Harold Winkler was raised in the music publishing industry. His father, Max Winkler, worked his way up from stock boy at Carl Fischer to be president of famed Belwin Music Publishing Company in New York. As a strong supporter of the emerging school music market following World War II, Harold became a founder of NASMD National Association of School Music Dealers. In 1951 Winkler and his wife, Luverne, formed Harlu Music, a specialized school music retailer that would later venture out into school music publishing.
Chubby Jackson was the 1947 Down Beat magazine’s reader poll winner for the best bassist of the year. When the Kay Music Company of Chicago told Chubby that they would be presenting him with a new bass to mark the occasion, Chubby had one request – add a fifth string.
Jimmy Rivers was known in the world of Western Swing as an innovative guitarist who played a double neck and brought to life a hard driving style known as the Brisbane Bop. Jimmy was a cowboy-type, playing hard and working even harder at his craft as a performer.

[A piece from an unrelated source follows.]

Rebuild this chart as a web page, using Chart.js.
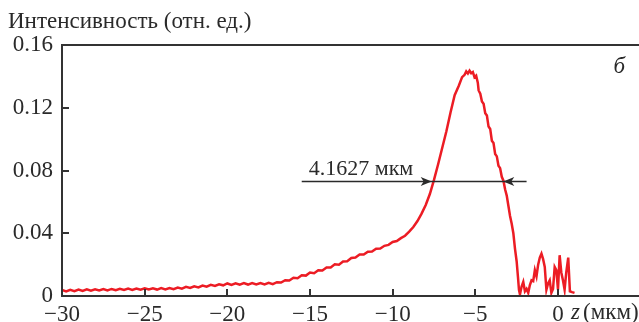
<!DOCTYPE html>
<html>
<head>
<meta charset="utf-8">
<script src="https://cdn.jsdelivr.net/npm/chart.js@4"></script>
<style>
  body { margin: 0; background: #fff; }
</style>
</head>
<body>
<canvas id="chart1" width="639" height="322"></canvas>
<script>
// data
let zValues = [
  -30, -29.75, -29.5, -29.25, -29, -28.75, -28.5, -28.25, -28, -27.75, -27.5, -27.25,
  -27, -26.75, -26.5, -26.25, -26, -25.75, -25.5, -25.25, -25, -24.75, -24.5, -24.25,
  -24, -23.75, -23.5, -23.25, -23, -22.75, -22.5, -22.25, -22, -21.75, -21.5, -21.25,
  -21, -20.75, -20.5, -20.25, -20, -19.75, -19.5, -19.25, -19, -18.75, -18.5, -18.25,
  -18, -17.75, -17.5, -17.25, -17, -16.75, -16.5, -16.25, -16, -15.75, -15.5, -15.25,
  -15, -14.75, -14.5, -14.25, -14, -13.75, -13.5, -13.25, -13, -12.75, -12.5, -12.25,
  -12, -11.75, -11.5, -11.25, -11, -10.75, -10.5, -10.25, -10, -9.75, -9.5, -9.25,
  -9, -8.75, -8.5, -8.25, -8, -7.75, -7.5, -7.25, -7, -6.75, -6.5, -6.25,
  -6, -5.8, -5.65, -5.55, -5.45, -5.35, -5.25, -5.15, -5.05, -4.95, -4.85, -4.8,
  -4.7, -4.6, -4.5, -4.4, -4.3, -4.2, -4.1, -4, -3.9, -3.8, -3.7, -3.6,
  -3.5, -3.4, -3.3, -3.2, -3.1, -3, -2.9, -2.8, -2.7, -2.6, -2.5, -2.42,
  -2.36, -2.3, -2.2, -2.1, -2, -1.9, -1.8, -1.7, -1.6, -1.5, -1.4, -1.3,
  -1.2, -1.1, -1, -0.9, -0.8, -0.7, -0.6, -0.5, -0.4, -0.3, -0.2, -0.1,
  0, 0.1, 0.2, 0.3, 0.4, 0.5, 0.62, 0.72, 0.85, 1
];
let intensity = [
  0.0038, 0.0029, 0.0039, 0.0031, 0.0041, 0.0032, 0.0042, 0.0034, 0.0043, 0.0035, 0.0044, 0.0036,
  0.0045, 0.0037, 0.0046, 0.0038, 0.0047, 0.0039, 0.0048, 0.0040, 0.0049, 0.0041, 0.0049, 0.0041,
  0.0050, 0.0042, 0.0051, 0.0044, 0.0054, 0.0047, 0.0058, 0.0051, 0.0062, 0.0055, 0.0067, 0.0060,
  0.0071, 0.0064, 0.0075, 0.0068, 0.0080, 0.0071, 0.0081, 0.0072, 0.0082, 0.0073, 0.0083, 0.0074,
  0.0083, 0.0074, 0.0084, 0.0076, 0.0088, 0.0086, 0.0101, 0.0099, 0.0116, 0.0113, 0.0132, 0.0130,
  0.0150, 0.0145, 0.0164, 0.0163, 0.0182, 0.0182, 0.0202, 0.0200, 0.0220, 0.0222, 0.0242, 0.0245,
  0.0264, 0.0264, 0.0282, 0.0283, 0.0301, 0.0303, 0.0320, 0.0326, 0.0344, 0.0350, 0.0369, 0.0384,
  0.0410, 0.0440, 0.0478, 0.0525, 0.0580, 0.0650, 0.0740, 0.0840, 0.0945, 0.1050, 0.1170, 0.1280,
  0.1340, 0.1395, 0.1410, 0.1432, 0.1418, 0.1436, 0.1420, 0.1428, 0.1395, 0.1405, 0.1360, 0.1310,
  0.1290, 0.1240, 0.1225, 0.1165, 0.1150, 0.1080, 0.1065, 0.0990, 0.0975, 0.0905, 0.0890, 0.0830,
  0.0815, 0.0760, 0.0735, 0.0680, 0.0640, 0.0575, 0.0510, 0.0460, 0.0400, 0.0300, 0.0220, 0.0120,
  0.0040, 0.0010, 0.0060, 0.0090, 0.0030, 0.0045, 0.0020, 0.0070, 0.0100, 0.0095, 0.0165, 0.0125,
  0.0200, 0.0245, 0.0270, 0.0235, 0.0185, 0.0040, 0.0080, 0.0100, 0.0020, 0.0045, 0.0185, 0.0165,
  0.0040, 0.0260, 0.0150, 0.0100, 0.0040, 0.0150, 0.0245, 0.0030, 0.0025, 0.0020
];

let yTitle = 'Интенсивность (отн. ед.)';
let xUnit = '(мкм)';
let panelLabel = 'б';
// FWHM arrow: level, line ends, arrow tips (data units)
let fwhmText = '4.1627 мкм';
let fwhmLevel = 0.073;
let fwhmLine = [-15.5, -1.9];
let fwhmTips = [-7.64, -3.31];

const serif = '"Liberation Serif", "Times New Roman", serif';
const ink = '#2a2a2a';

// frame, inward ticks, arrow and labels
const extras = {
  id: 'extras',
  afterDatasetsDraw(chart) {
    let ctx = chart.ctx;
    let a = chart.chartArea;
    let x = chart.scales.x, y = chart.scales.y;
    ctx.save();
    ctx.strokeStyle = '#333';
    ctx.lineWidth = 2;
    ctx.beginPath();
    ctx.moveTo(a.left, a.top); ctx.lineTo(a.right, a.top);
    ctx.moveTo(a.left, a.top - 1); ctx.lineTo(a.left, a.bottom + 1);
    ctx.moveTo(a.left, a.bottom); ctx.lineTo(a.right, a.bottom);
    x.ticks.forEach(t => {
      let px = Math.round(x.getPixelForValue(t.value));
      ctx.moveTo(px, a.bottom); ctx.lineTo(px, a.bottom - 7);
    });
    y.ticks.forEach(t => {
      let py = Math.round(y.getPixelForValue(t.value));
      ctx.moveTo(a.left, py); ctx.lineTo(a.left + 7, py);
    });
    ctx.stroke();

    // arrow line
    let ay = y.getPixelForValue(fwhmLevel);
    ctx.strokeStyle = ink;
    ctx.lineWidth = 1.5;
    ctx.beginPath();
    ctx.moveTo(x.getPixelForValue(fwhmLine[0]), ay);
    ctx.lineTo(x.getPixelForValue(fwhmLine[1]), ay);
    ctx.stroke();
    ctx.fillStyle = ink;
    function head(tip, dir) {
      ctx.beginPath();
      ctx.moveTo(tip, ay);
      ctx.lineTo(tip - dir * 11, ay - 4.5);
      ctx.lineTo(tip - dir * 8, ay);
      ctx.lineTo(tip - dir * 11, ay + 4.5);
      ctx.closePath();
      ctx.fill();
    }
    head(x.getPixelForValue(fwhmTips[0]), 1);
    head(x.getPixelForValue(fwhmTips[1]), -1);

    ctx.font = '22px ' + serif;
    ctx.textBaseline = 'alphabetic';
    ctx.textAlign = 'left';
    ctx.fillText(fwhmText, x.getPixelForValue(fwhmLine[0]) + 7, ay - 6);

    // panel letter
    ctx.font = 'italic 23px ' + serif;
    ctx.textAlign = 'right';
    ctx.fillText(panelLabel, a.right - 14, a.top + 28);

    // axis titles
    ctx.textAlign = 'left';
    ctx.font = '23px ' + serif;
    ctx.fillText(yTitle, 8, 28);
    let x0 = x.getPixelForValue(0);
    ctx.font = 'italic 23px ' + serif;
    ctx.fillText('z', x0 + 13, 319);
    ctx.font = '23px ' + serif;
    ctx.fillText(xUnit, x0 + 25, 319);
    ctx.restore();
  }
};

let points = zValues.map((z, i) => ({ x: z, y: intensity[i] }));

new Chart(document.getElementById('chart1'), {
  type: 'line',
  data: {
    datasets: [{
      data: points,
      borderColor: '#ec1c24',
      borderWidth: 2.5,
      pointRadius: 0,
      tension: 0,
      fill: false
    }]
  },
  options: {
    responsive: false,
    animation: false,
    layout: { padding: { top: 45, right: 0, left: 0, bottom: 0 } },
    plugins: { legend: { display: false }, tooltip: { enabled: false } },
    scales: {
      x: {
        type: 'linear',
        min: -30,
        max: 4.9,
        grid: { display: false, drawTicks: false },
        border: { display: false },
        ticks: {
          stepSize: 5,
          includeBounds: false,
          autoSkip: false,
          maxRotation: 0,
          padding: 5,
          color: ink,
          font: { family: serif, size: 23 },
          callback: v => v < 0 ? '\u2212' + Math.abs(v) : String(v)
        },
        afterFit: s => { s.height = 26; }
      },
      y: {
        min: 0,
        max: 0.16,
        grid: { display: false, drawTicks: false },
        border: { display: false },
        ticks: {
          stepSize: 0.04,
          padding: 9,
          color: ink,
          font: { family: serif, size: 23 },
          callback: v => v === 0 ? '0' : v.toFixed(2)
        },
        afterFit: s => { s.width = 62; }
      }
    }
  },
  plugins: [extras]
});
</script>
</body>
</html>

Vito Pascucci was assigned to band instrument repair during World War II for Glenn Miller’s Army Air Force Band.
AV (Bam) Bamford was a colorful country music producer originally from Cuba. During the mid-1930s, he owned and operated a string of radio stations, mostly in the southern United States.
Walter Fuller played trumpet for Earl “Fatha” Hines when Earl, a pianist, formed his first big band in 1936. Walter gained fame as trumpet player and singer on several of the band’s hit recordings.
Artie Shapiro played the double bass during the golden era of the big bands. His approach to the bass was steeped in the tradition of his classical background. Studio orchestras soon hired him, where he worked extensively for live radio programs.
Armand Zildjian had many friends in the music industry and even years after his passing, the stories of Armand and his role in the industry seem to be everywhere.